For almost seven years now, Syria has been a field experiment for some of these counter-revolutionary and anti-democratic transformations. Throughout these long years, the committing of massacres—including by means of weapons of mass destruction—has become an acceptable tool of policy, as has the industry of torture and murder in prisons and security facilities. Henceforth, the Syrian field experiment will provide precedents upon which international powers can depend to kill yet more people, and test yet newer weapons, as Russian officials boast of doing in Syria. If the Palestinians today were to embark on a new intifada, the prospect would be greater than at any time before that they would meet a Syrian fate, bolstered by the Assadist precedent and the reactionary changes in the international system.
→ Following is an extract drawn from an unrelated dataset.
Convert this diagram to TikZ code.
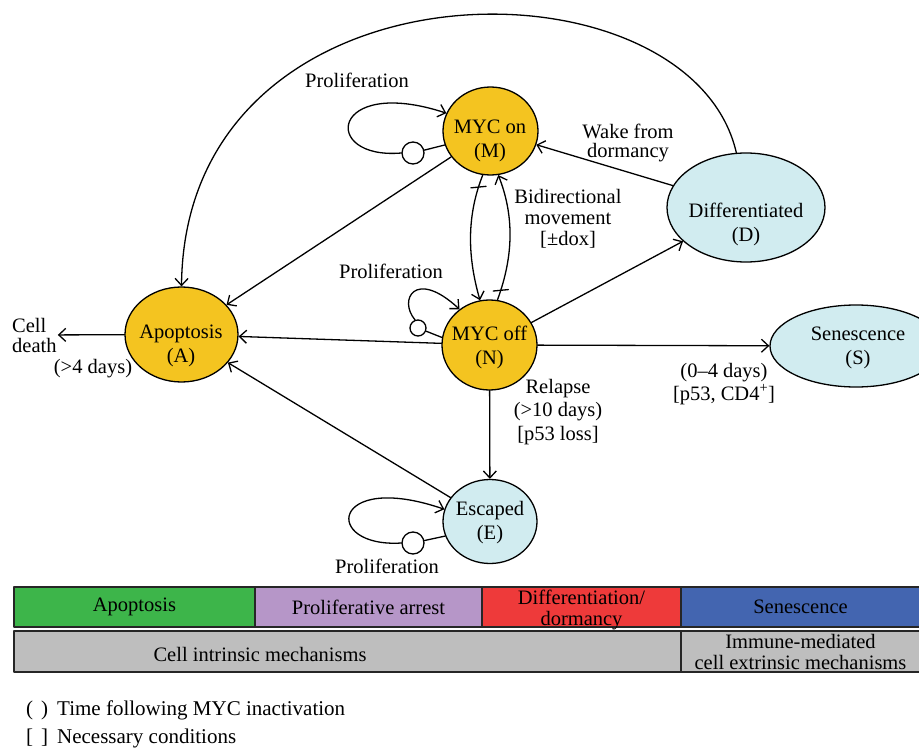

It is these structural changes that merit looking at and thinking about, and working toward building politics of liberation to confront, and not the specious, pseudo-anti-imperialist one-upmanship that arises from considering the general populations of our countries inattentive and ignorant; easily deceived by the speeches of demagogues like Hezbollah’s Hassan Nasrallah, who tell them their pains and dignity are of no significance, and that all that matters is what fanatics such as themselves decide. And the worst response to these lies is their mirror image, which responds to their one-upmanship with yet more of the same in reverse, and is skeptical of the value of any struggle or meaning; constantly blaming the victims for their ‘irrationality’ or indeed their stupidity. Neither of these courses can be the way forward. The truth lies elsewhere: in the facts of the ongoing political and physical extirpation in Syria; in the stripping of moral and symbolic dimensions of the utmost importance for Palestinian nationalism, after the expulsion of most of their people from their homeland and the practice of racial discrimination against those remaining; and in the collusion of local factions from our countries with occupations and international powers of escalating racism.

And if there’s an additional fact pointing to the Palestinianization of Syrians today, it is the Syrian “peace process” that emulates its miserable Palestinian forebear, and exceeds it in lowness and insolence and deception. It’s not even known if this “process” takes place in Geneva, or in Astana, or in Sotchi, for a start. A domesticated ‘opposition’ is openly manufactured and engineered so as not in fact to oppose the occupiers and the local murderer working to serve them; and whoever still defends the values of the revolution, and a say for the poor and deprived in the future of their country, is accused of extremism. This “process” doesn’t promise the general Syrian public anything more than second-class citizenship in their own country—indeed, it establishes an Israel-like regime in the country, only this time with multiple occupations, and on its face a hereditary and dynastic rule, the history of which was founded on massacres. What awaits Syrians after their alleged “peace” is not a new situation of stability, nor even the old, Assadist Syria, but a regime of ghettoes and racial discrimination.

What can be concluded from the state of the Palestinian cause today, and the fate of the Arab revolutions, is the need for a new revolutionary generation, and new, liberation-oriented thought and practice, to turn the page on pseudo-anti-imperialism and its inverse, and to base politics on general publics taking ownership of their countries, and deciding their fates. It is this that could become the counter-story; the one of emancipation.